The Power of a Growth Mindset
Our work careers require us to be constantly evolving. According to a workplace study, 375 million workers worldwide will need to change roles or learn new skills by 2030. This is a scary thought, but personal and professional growth has always meant exploring, trying, failing and learning.
Having a growth mindset will keep you competitive in a changing workplace. If you want to change your behaviors, find meaningful work, build better habits, and stay current you need to have one–-according to Carol Dweck, a Stanford Psychologist.
Are you growth or fixed?
People with a growth mindset believe abilities—like talent and intelligence—can be developed through dedication and hard work. They’re more likely to enjoy learning, seek out situations to experiment, and see failure as an opportunity to grow.

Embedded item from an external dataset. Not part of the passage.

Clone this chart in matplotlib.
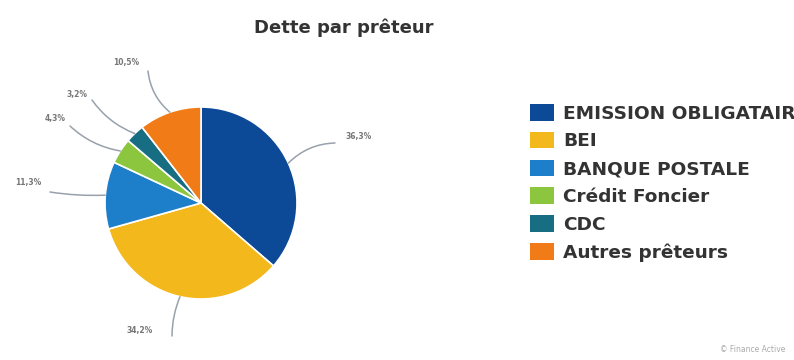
import matplotlib
matplotlib.use("Agg")
import matplotlib.pyplot as plt
import numpy as np

# Données
preteurs = ["EMISSION OBLIGATAIRE", "BEI", "BANQUE POSTALE",
            "Crédit Foncier", "CDC", "Autres prêteurs"]
parts = [36.3, 34.2, 11.3, 4.3, 3.2, 10.5]
etiquettes = ["36,3%", "34,2%", "11,3%", "4,3%", "3,2%", "10,5%"]
couleurs = ["#0c4a97", "#f3b81c", "#1d7ec9", "#8cc63e", "#176e82", "#f17c17"]

# Mise en page (pixels, y depuis le haut) : centre du texte et départ de la ligne
pos_etiquettes = [(359, 137), (140, 331), (28, 183), (55, 119), (77, 94), (126, 62)]
depart_lignes = [(335, 143), (172, 336), (50, 192), (70, 126), (92, 100), (148, 71)]
courbure = [0.2, -0.1, 0.05, 0.15, 0.15, 0.2]

W, H = 794, 360
fig = plt.figure(figsize=(W / 100, H / 100), dpi=100)
ax = fig.add_axes([0, 0, 1, 1])

cx, cy, r = 201, H - 203, 96
wedges, _ = ax.pie(parts, colors=couleurs, startangle=90, counterclock=False,
                   center=(cx, cy), radius=r, frame=True,
                   wedgeprops=dict(edgecolor="white", linewidth=1.2))
ax.set_xlim(0, W)
ax.set_ylim(0, H)
ax.axis("off")

# Étiquettes et lignes de rappel
for w, txt, (lx, ly), (sx, sy), rad, c in zip(wedges, etiquettes, pos_etiquettes,
                                              depart_lignes, courbure, couleurs):
    ang = np.deg2rad((w.theta1 + w.theta2) / 2)
    ex, ey = cx + r * np.cos(ang), cy + r * np.sin(ang)
    ax.text(lx, H - ly, txt, fontsize=5.5, fontweight="bold", color="#777777",
            ha="center", va="center")
    ax.annotate("", xy=(ex, ey), xytext=(sx, H - sy),
                arrowprops=dict(arrowstyle="-", color="#7f8a96", alpha=0.8, lw=1.1,
                                shrinkA=0, shrinkB=0,
                                connectionstyle=f"arc3,rad={rad}"))

ax.text(344, H - 28, "Dette par prêteur", fontsize=13, fontweight="bold",
        color="#333333", ha="center", va="center")

# Légende : coupée à droite comme dans l'original
leg = ax.legend(wedges, preteurs, loc="upper left", bbox_to_anchor=(530, H - 104),
                bbox_transform=ax.transData, frameon=False, borderpad=0,
                borderaxespad=0, handlelength=1.28, handleheight=1.0,
                handletextpad=0.5, labelspacing=0.5,
                prop=dict(weight="bold", size=13.3))
for t in leg.get_texts():
    t.set_color("#333333")
for h in leg.legend_handles:
    h.set_edgecolor("none")

ax.text(785, H - 350, "© Finance Active", fontsize=5.5, color="#aaaaaa",
        ha="right", va="center")

fig.savefig("out.png", dpi=100)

Those with a fixed mindset believe the opposite. They feel they “are who they are” and were born with a set level of talent, intelligence, and interests. They are more likely to seek out opportunities where these views are affirmed and believe that talent along—not effort—is the source of success.
Awareness is the key at work to keeping a growth mindset:
- Understand the power of “not yet”-stay in the now, don’t shy away from difficulties when completing a task-this is how you learn.

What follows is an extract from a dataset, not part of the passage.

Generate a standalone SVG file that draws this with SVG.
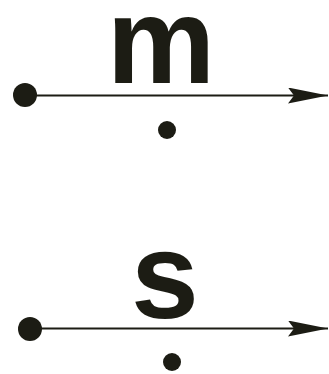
<svg xmlns="http://www.w3.org/2000/svg" width="329" height="374" viewBox="0 0 329 374">
<style>
.lbl{font-family:"Liberation Sans",Arial,sans-serif;font-weight:bold;font-size:122px;fill:#1c1c14;text-anchor:middle}
.ln{stroke:#1c1c14;stroke-width:2.2;fill:none}
.dot{fill:#1c1c14}
</style>
<defs>
<marker id="ah" markerWidth="40" markerHeight="16" refX="40" refY="8" orient="auto" markerUnits="userSpaceOnUse" viewBox="0 0 40 16">
<path d="M0,0 L40,8 L0,16 L6,8 Z" fill="#1c1c14"/>
</marker>
</defs>
<g id="m-node">
<text class="lbl" x="161" y="83">m</text>
<circle class="dot" cx="25" cy="95" r="12"/>
<circle class="dot" cx="167" cy="130" r="9"/>
</g>
<g id="s-node">
<text class="lbl" x="165" y="318">s</text>
<circle class="dot" cx="30" cy="329" r="12"/>
<circle class="dot" cx="172" cy="362" r="9"/>
</g>
<g id="connectors">
<line class="ln" x1="30" y1="95.5" x2="328" y2="95.5" marker-end="url(#ah)"/>
<line class="ln" x1="35" y1="328.5" x2="328" y2="328.5" marker-end="url(#ah)"/>
</g>
</svg>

- Set learning goals-to help automatically advance your career.
- Use deliberate practice-rather than just going through your motions of the day, set specific goals and look for ways to improve all the time.
- Ask for feedback for improvement-praise is okay, but digging deeper into improving your good work will make you great.
- Re-assess your long-term goals-connect goals to the higher purpose and stay on track.
We all change over time, and adapting is our greatest asset. We all need to keep up if we don’t want to be left behind.
Take a minute to really think about the way you approach your work. Do you really believe you can grow? Do you find you have a fixed mentality? Need help? Best Care EAP counselors are available. Schedule your confidential appointment by calling (402) 354-8000 or (800) 801-4182, or send an email to firstname.lastname@example.org.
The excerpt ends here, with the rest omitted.